I hate my body. The internet tells me I need to love the skin I’m in, imperfections and all. As much as I try not to, I still hate my body.
I hate that I feel this way about myself.
My Facebook feed is full of stories and pictures of confident women proudly posing for pictures in their bathing suits. I’m not talking about models or movie stars. These women aren’t skinny and perfect, just ordinary moms with cellulite, dimpled thighs, droopy boobs and stretch marks.
I envy these women.
I am jealous of the mom in the two-piece bathing suit I see at the pool. The skin on her belly is loose and flabby, like mine. But I’m covered up with a towel, making excuses to my kids about why I won’t get in the water with them. I watch this other mom laughing and splashing with the children that are most certainly responsible for her paunchy midsection.
This other mom doesn’t seem to care that her body wasn’t bikini ready. Ready or not, this mom put on her bikini anyway. She’s making memories with her children while I’m burrowed under my beach towel because I’m self-conscious.
Because I hate my body.
I wish I had an ounce of that “I don’t give a shit” confidence. I wish I could love my body exactly as it is. But, I don’t. I don’t love it at all.
One of my friends refers to her stretch marks as “a map of all the times I grew.” She sees her body as a canvas: stretch marks, spider veins, wrinkles, lumps and bumps are painted on that canvas, telling her story. I wish I felt this way. But, I don’t.
I hate my body.
I should be proud that I’m strong and healthy. My body can do cool stuff: run five miles without stopping. Lift my four-year-old over my head, pretending he’s an airplane. He screams with laughter as he whizzes through the air. He does not notice the wiggly arm fat my eyes fly to each time I look at myself in the mirror.
I don’t fit the textbook definition of obese. I don’t shop in the plus size department. Most people would probably refer to me as “normal size.” I take reasonably good care of my body -- I eat right, exercise, all that stuff.
But, every time I look in the mirror, I hate my body. I hate the way my stomach ripples. I hate the doughy flesh with the crooked, shiny stretch marks. I hate the way the skin on my upper arms flaps back and forth when I wave hello to someone. Most of all, I hate my squishy mom butt.
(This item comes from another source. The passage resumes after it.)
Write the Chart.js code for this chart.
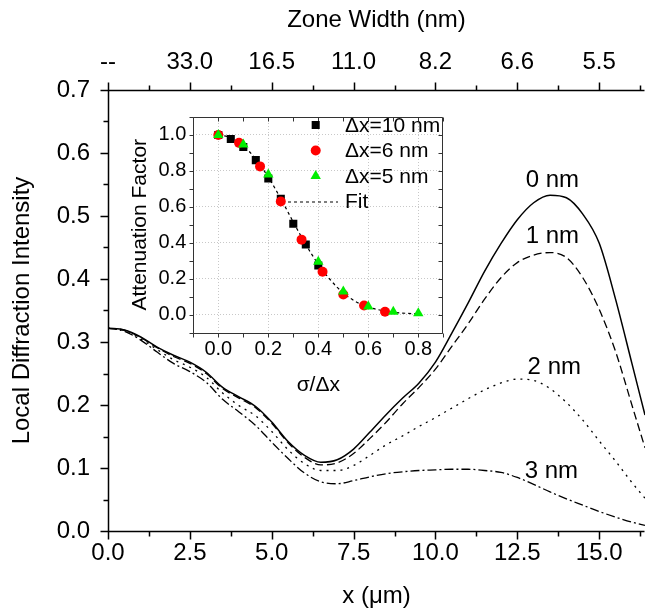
<!DOCTYPE html>
<html>
<head>
<meta charset="utf-8">
<script src="https://cdn.jsdelivr.net/npm/chart.js@4.4.0/dist/chart.umd.min.js"></script>
<style>
  html, body { margin: 0; padding: 0; background: #fff; }
  #wrap { position: relative; width: 645px; height: 611px; overflow: hidden; }
  #mainChart { position: absolute; left: 0; top: 0; }
  #insetChart { position: absolute; left: 125px; top: 98px; }
</style>
</head>
<body>
<div id="wrap">
  <canvas id="mainChart" width="645" height="611"></canvas>
  <canvas id="insetChart" width="325" height="300"></canvas>
</div>
<script>
// main plot: local diffraction intensity along x, one curve per roughness
const xPos = [0, 0.5, 1, 1.5, 2, 2.5, 3, 3.5, 4, 4.5, 5, 5.5, 6, 6.5, 7, 7.5, 8, 8.5,
  9, 9.5, 10, 10.5, 11, 11.5, 12, 12.5, 13, 13.5, 14, 14.5, 15, 15.5, 16, 16.4];
const int0nm = [0.322, 0.319, 0.308, 0.292, 0.279, 0.268, 0.252, 0.228, 0.213, 0.198, 0.173, 0.142,
  0.120, 0.109, 0.113, 0.130, 0.157, 0.185, 0.211, 0.235, 0.268, 0.314, 0.362, 0.412, 0.456, 0.494,
  0.521, 0.533, 0.529, 0.503, 0.457, 0.368, 0.266, 0.184];
const int1nm = [0.322, 0.319, 0.307, 0.291, 0.277, 0.266, 0.250, 0.226, 0.211, 0.196, 0.171, 0.140,
  0.117, 0.105, 0.108, 0.123, 0.147, 0.173, 0.202, 0.228, 0.257, 0.293, 0.329, 0.368, 0.402, 0.426,
  0.438, 0.442, 0.434, 0.402, 0.352, 0.285, 0.200, 0.132];
const int2nm = [0.322, 0.318, 0.305, 0.288, 0.272, 0.260, 0.244, 0.219, 0.199, 0.183, 0.158, 0.129,
  0.107, 0.096, 0.096, 0.104, 0.120, 0.137, 0.151, 0.166, 0.180, 0.195, 0.210, 0.224, 0.235, 0.241,
  0.239, 0.226, 0.204, 0.176, 0.143, 0.111, 0.077, 0.052];
const int3nm = [0.322, 0.317, 0.303, 0.284, 0.266, 0.253, 0.236, 0.209, 0.189, 0.168, 0.141, 0.115,
  0.092, 0.078, 0.075, 0.080, 0.086, 0.091, 0.094, 0.096, 0.097, 0.098, 0.098, 0.096, 0.093, 0.085,
  0.074, 0.062, 0.051, 0.041, 0.031, 0.022, 0.014, 0.009];
const curveNames = ['0 nm', '1 nm', '2 nm', '3 nm'];
const curveLabelX = [13.57, 13.57, 13.63, 13.54];
const curveLabelY = [0.557, 0.467, 0.260, 0.095];
const zoneWidthLabels = ['--', '33.0', '16.5', '11.0', '8.2', '6.6', '5.5'];

// inset: attenuation factor vs sigma/dx
const sig10 = [0, 0.05, 0.1, 0.15, 0.2, 0.25, 0.3, 0.35, 0.4];
const att10 = [1.0, 0.977, 0.933, 0.86, 0.758, 0.645, 0.506, 0.39, 0.273];
const sig6 = [0, 0.083, 0.167, 0.25, 0.333, 0.417, 0.5, 0.583, 0.667];
const att6 = [1.0, 0.956, 0.825, 0.629, 0.417, 0.238, 0.112, 0.05, 0.016];
const sig5 = [0, 0.1, 0.2, 0.4, 0.5, 0.6, 0.7, 0.8];
const att5 = [1.0, 0.947, 0.78, 0.294, 0.128, 0.045, 0.016, 0.007];
const fitSig = [0, 0.05, 0.1, 0.15, 0.2, 0.25, 0.3, 0.35, 0.4, 0.45, 0.5, 0.55, 0.6, 0.65, 0.7, 0.75, 0.8];
const fitAtt = [1.0, 0.985, 0.94, 0.865, 0.765, 0.645, 0.515, 0.39, 0.28, 0.19, 0.12, 0.072, 0.042,
  0.024, 0.013, 0.007, 0.004];
const legendNames = ['\u0394x=10 nm', '\u0394x=6 nm', '\u0394x=5 nm', 'Fit'];

const FONT = 'Arial, "Liberation Sans", sans-serif';

function pts(xs, ys) {
  return xs.map((x, i) => ({ x: x, y: ys[i] }));
}

// frame lines + major/minor tick marks drawn from the scales
const axisTicks = {
  id: 'axisTicks',
  afterDraw(chart, args, opts) {
    const ctx = chart.ctx, a = chart.chartArea;
    ctx.save();
    ctx.strokeStyle = opts.color;
    ctx.lineWidth = opts.width;
    ctx.beginPath();
    const L = Math.round(a.left) + 0.5, R = Math.round(a.right) - 0.5;
    const T = Math.round(a.top) + 0.5, B = Math.round(a.bottom) + 0.5;
    opts.frame.forEach(side => {
      if (side === 'left') { ctx.moveTo(L, T); ctx.lineTo(L, B); }
      if (side === 'right') { ctx.moveTo(R, T); ctx.lineTo(R, B); }
      if (side === 'top') { ctx.moveTo(L, T); ctx.lineTo(R, T); }
      if (side === 'bottom') { ctx.moveTo(L, B); ctx.lineTo(R, B); }
    });
    opts.sides.forEach(s => {
      const sc = chart.scales[s.scale];
      const k0 = Math.ceil(sc.min / s.minor - 1e-6);
      for (let k = k0; k * s.minor <= sc.max + 1e-6; k++) {
        const v = k * s.minor;
        const r = v / s.major;
        const major = Math.abs(r - Math.round(r)) < 1e-6;
        const len = (major ? s.len : s.minorLen) * (s.inward ? -1 : 1);
        const p = Math.round(sc.getPixelForValue(v)) + 0.5;
        if (s.side === 'left') { ctx.moveTo(L, p); ctx.lineTo(L - len, p); }
        if (s.side === 'right') { ctx.moveTo(R, p); ctx.lineTo(R + len, p); }
        if (s.side === 'top') { ctx.moveTo(p, T); ctx.lineTo(p, T - len); }
        if (s.side === 'bottom') { ctx.moveTo(p, B); ctx.lineTo(p, B + len); }
      }
    });
    ctx.stroke();
    ctx.restore();
  }
};

const curveLabels = {
  id: 'curveLabels',
  afterDatasetsDraw(chart) {
    const ctx = chart.ctx, xs = chart.scales.x, ys = chart.scales.y;
    ctx.save();
    ctx.fillStyle = '#000';
    ctx.font = '24px ' + FONT;
    ctx.textAlign = 'center';
    ctx.textBaseline = 'middle';
    curveNames.forEach((t, i) => {
      ctx.fillText(t, xs.getPixelForValue(curveLabelX[i]), ys.getPixelForValue(curveLabelY[i]));
    });
    ctx.restore();
  }
};

function drawMarker(ctx, style, x, y, r, color) {
  ctx.fillStyle = color;
  ctx.beginPath();
  if (style === 'rect') {
    const h = r * Math.SQRT1_2;
    ctx.rect(x - h, y - h, 2 * h, 2 * h);
  } else if (style === 'triangle') {
    for (let i = 0; i < 3; i++) {
      const ang = i * 2 * Math.PI / 3;
      const px = x + Math.sin(ang) * r, py = y - Math.cos(ang) * r;
      if (i === 0) ctx.moveTo(px, py); else ctx.lineTo(px, py);
    }
    ctx.closePath();
  } else {
    ctx.arc(x, y, r, 0, Math.PI * 2);
  }
  ctx.fill();
}

const insetLegend = {
  id: 'insetLegend',
  afterDraw(chart, args, opts) {
    const ctx = chart.ctx;
    ctx.save();
    ctx.font = '21px ' + FONT;
    ctx.textBaseline = 'middle';
    ctx.textAlign = 'left';
    chart.data.datasets.forEach((ds, i) => {
      const y = opts.y0 + i * opts.dy;
      if (ds.showLine) {
        ctx.strokeStyle = ds.borderColor;
        ctx.lineWidth = ds.borderWidth;
        ctx.setLineDash(ds.borderDash);
        ctx.beginPath();
        ctx.moveTo(opts.lineX0, y + 0.5);
        ctx.lineTo(opts.lineX1, y + 0.5);
        ctx.stroke();
        ctx.setLineDash([]);
      } else {
        drawMarker(ctx, ds.pointStyle, opts.markerX, y, ds.pointRadius, ds.backgroundColor);
      }
      ctx.fillStyle = '#000';
      ctx.fillText(legendNames[i], opts.textX, y + 1);
    });
    ctx.restore();
  }
};

const insetBg = {
  id: 'insetBg',
  beforeDraw(chart) {
    const a = chart.chartArea, ctx = chart.ctx;
    ctx.save();
    ctx.fillStyle = '#fff';
    ctx.fillRect(a.left, a.top, a.right - a.left, a.bottom - a.top);
    ctx.restore();
  }
};

const lineBase = { pointRadius: 0, borderColor: '#000', fill: false, cubicInterpolationMode: 'monotone' };

new Chart(document.getElementById('mainChart'), {
  type: 'line',
  data: {
    datasets: [
      Object.assign({ label: curveNames[0], data: pts(xPos, int0nm), borderWidth: 1.5, borderDash: [] }, lineBase),
      Object.assign({ label: curveNames[1], data: pts(xPos, int1nm), borderWidth: 1.3, borderDash: [8, 4] }, lineBase),
      Object.assign({ label: curveNames[2], data: pts(xPos, int2nm), borderWidth: 1.3, borderDash: [2, 5] }, lineBase),
      Object.assign({ label: curveNames[3], data: pts(xPos, int3nm), borderWidth: 1.3, borderDash: [9, 3, 2, 3] }, lineBase)
    ]
  },
  options: {
    responsive: false,
    animation: false,
    devicePixelRatio: 1,
    layout: { padding: 0 },
    plugins: {
      legend: { display: false },
      tooltip: { enabled: false },
      axisTicks: {
        color: '#000', width: 1.5,
        frame: ['left', 'top', 'bottom'],
        sides: [
          { scale: 'y', side: 'left', major: 0.1, minor: 0.05, len: 8, minorLen: 5 },
          { scale: 'x', side: 'bottom', major: 2.5, minor: 1.25, len: 8, minorLen: 5 },
          { scale: 'x2', side: 'top', major: 2.5, minor: 1.25, len: 8, minorLen: 5 }
        ]
      }
    },
    scales: {
      x: {
        type: 'linear', position: 'bottom', min: 0, max: 16.4,
        grid: { display: false, drawTicks: false },
        border: { display: false },
        ticks: {
          stepSize: 2.5, includeBounds: false, padding: 8, color: '#000', maxRotation: 0, autoSkip: false,
          font: { family: FONT, size: 24 }, callback: v => v.toFixed(1)
        },
        title: { display: true, text: 'x (\u03bcm)', color: '#000', font: { family: FONT, size: 24 }, padding: { top: 0, bottom: 0 } },
        afterFit: s => { s.height = 80; }
      },
      x2: {
        type: 'linear', position: 'top', min: 0, max: 16.4,
        grid: { display: false, drawTicks: false },
        border: { display: false },
        ticks: {
          stepSize: 2.5, includeBounds: false, padding: 13, color: '#000', maxRotation: 0, autoSkip: false,
          font: { family: FONT, size: 24 }, callback: v => zoneWidthLabels[Math.round(v / 2.5)]
        },
        title: { display: true, text: 'Zone Width (nm)', color: '#000', font: { family: FONT, size: 24 }, padding: { top: 6, bottom: 0 } },
        afterFit: s => { s.height = 90; }
      },
      y: {
        type: 'linear', min: 0, max: 0.7,
        grid: { display: false, drawTicks: false },
        border: { display: false },
        ticks: { stepSize: 0.1, padding: 18, color: '#000', font: { family: FONT, size: 24 }, callback: v => v.toFixed(1) },
        title: { display: true, text: 'Local Diffraction Intensity', color: '#000', font: { family: FONT, size: 24 }, padding: { top: 8, bottom: 0 } },
        afterFit: s => { s.width = 108; }
      }
    }
  },
  plugins: [axisTicks, curveLabels]
});

const evenTenth = v => Math.round(v * 10) % 2 === 0;

new Chart(document.getElementById('insetChart'), {
  type: 'scatter',
  data: {
    datasets: [
      { label: legendNames[0], data: pts(sig10, att10), pointStyle: 'rect', pointRadius: 5.7, backgroundColor: '#000', borderWidth: 0, showLine: false, order: 2 },
      { label: legendNames[1], data: pts(sig6, att6), pointStyle: 'circle', pointRadius: 5, backgroundColor: '#ff0000', borderWidth: 0, showLine: false, order: 1 },
      { label: legendNames[2], data: pts(sig5, att5), pointStyle: 'triangle', pointRadius: 6, backgroundColor: '#00ee00', borderWidth: 0, showLine: false, order: 0 },
      { label: legendNames[3], data: pts(fitSig, fitAtt), showLine: true, pointRadius: 0, borderColor: '#000', borderWidth: 1.2, borderDash: [3, 3], cubicInterpolationMode: 'monotone', order: 3 }
    ]
  },
  options: {
    responsive: false,
    animation: false,
    devicePixelRatio: 1,
    layout: { padding: { left: 0, top: 6, right: 6.7, bottom: 0 } },
    plugins: {
      legend: { display: false },
      tooltip: { enabled: false },
      axisTicks: {
        color: '#333', width: 1,
        frame: ['left', 'top', 'right', 'bottom'],
        sides: [
          { scale: 'y', side: 'left', major: 0.2, minor: 0.1, len: 4, minorLen: 4 },
          { scale: 'x', side: 'bottom', major: 0.2, minor: 0.1, len: 4, minorLen: 4 },
          { scale: 'y', side: 'right', major: 0.2, minor: 0.1, len: 4, minorLen: 4, inward: true },
          { scale: 'x', side: 'top', major: 0.2, minor: 0.1, len: 4, minorLen: 4, inward: true }
        ]
      },
      insetLegend: { markerX: 190.7, textX: 220, lineX0: 163, lineX1: 213, y0: 27, dy: 25.5 }
    },
    scales: {
      x: {
        type: 'linear', min: -0.1, max: 0.9,
        grid: { drawTicks: false, lineWidth: 1, color: c => (c.tick && evenTenth(c.tick.value)) ? '#c8c8c8' : 'rgba(0,0,0,0)' },
        border: { display: false, dash: [1, 2] },
        ticks: { stepSize: 0.1, padding: 5, color: '#000', maxRotation: 0, autoSkip: false, font: { family: FONT, size: 20 },
          callback: v => evenTenth(v) ? Math.abs(v).toFixed(1) : '' },
        title: { display: true, text: '\u03c3/\u0394x', color: '#000', font: { family: FONT, size: 21 }, padding: { top: 0, bottom: 0 } },
        afterFit: s => { s.height = 65.5; }
      },
      y: {
        type: 'linear', min: -0.1, max: 1.1,
        grid: { drawTicks: false, lineWidth: 1, color: c => (c.tick && evenTenth(c.tick.value)) ? '#c8c8c8' : 'rgba(0,0,0,0)' },
        border: { display: false, dash: [1, 2] },
        ticks: { stepSize: 0.1, padding: 7, color: '#000', autoSkip: false, font: { family: FONT, size: 20 },
          callback: v => evenTenth(v) ? Math.abs(v).toFixed(1) : '' },
        title: { display: true, text: 'Attenuation Factor', color: '#000', font: { family: FONT, size: 21 }, padding: { top: 3, bottom: 0 } },
        afterFit: s => { s.width = 68.3; }
      }
    }
  },
  plugins: [insetBg, axisTicks, insetLegend]
});
</script>
</body>
</html>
I dread the onset of summer because warmer weather means exposed skin. Summer means my kids want to go to the pool, to the beach and the waterparks.
Shopping for a bathing suit brings on Xanax-worthy anxiety. As I stand in my underwear in the unforgiving fluorescent light of Target’s dressing room, willing myself to be brave enough to just try the damn thing on already, I hate my body even more.
I hate that the internet tells me to accept myself as I am, to be proud of my body and the story it tells. I run my hands over my midsection, remembering the smooth, taut skin of my teens and early twenties. Instead of shrugging and saying “So what? I’ve got a muffin top and I still look damn good,” I remember the size eight jeans shoved in the back of my closet. I don’t know why I don’t throw those jeans out or give them to someone who can wear them. I try to make them fit over my size 12 ass periodically, which becomes an exercise in frustration and humiliation that makes me hate my body even more.
I hate my body because it reminds me I’m getting old and that my days as a MILF have slipped away. Believe me, I’m not proud of my vanity and I mentally kick myself in the ass for being shallow every time I get a glimpse of myself in the reflective glass of a storefront window.
I’m surrounded by confident women who are beautiful in all their imperfections. I study them. I try to be like them. I wish I had one ounce of the confidence of the mom in the size 16 bathing suit I see walking on the beach with her husband. I think she’s beautiful. If the look in his eyes and the way his hand caresses the small of her back is any indication, he thinks she’s beautiful, too.
I wish I had just a little bit of the mojo of the size 22 woman posting a dressing room selfie wearing a bikini. Her generous curves spilled from her bathing suit as she looked the camera (and the fitting room mirror) square on with a smile. I hope she bought it. She looked amazing.
I tell myself I am enough, that I am perfect in my imperfections. But I still hate my body. I am not confident. I am not at peace.
I am working on it.
We are going to the pool today. As we pack our cooler with a bazillion pouches of Capri Sun and triple-check to make sure we have sunscreen and extra towels, my 4-year-old son grabs my hand excitedly.
“Mommy, you will be my partner at the pool today,” he declares. I’m not sure what being a pool partner entails but I have a hunch it means I have to come out from under my towel and get in the water.
I hate my body. In spite of the accepting attitudes on the internet telling me to love myself as I am, I am self-critical of every flabby, jiggly inch.
I’m trying. Trying not to hate my body. I am soaking in every ounce of what the confident women of all shapes and sizes are doing. Maybe I will borrow pages from their books tomorrow.
But, as much as I wish I didn’t, today, I still hate my body.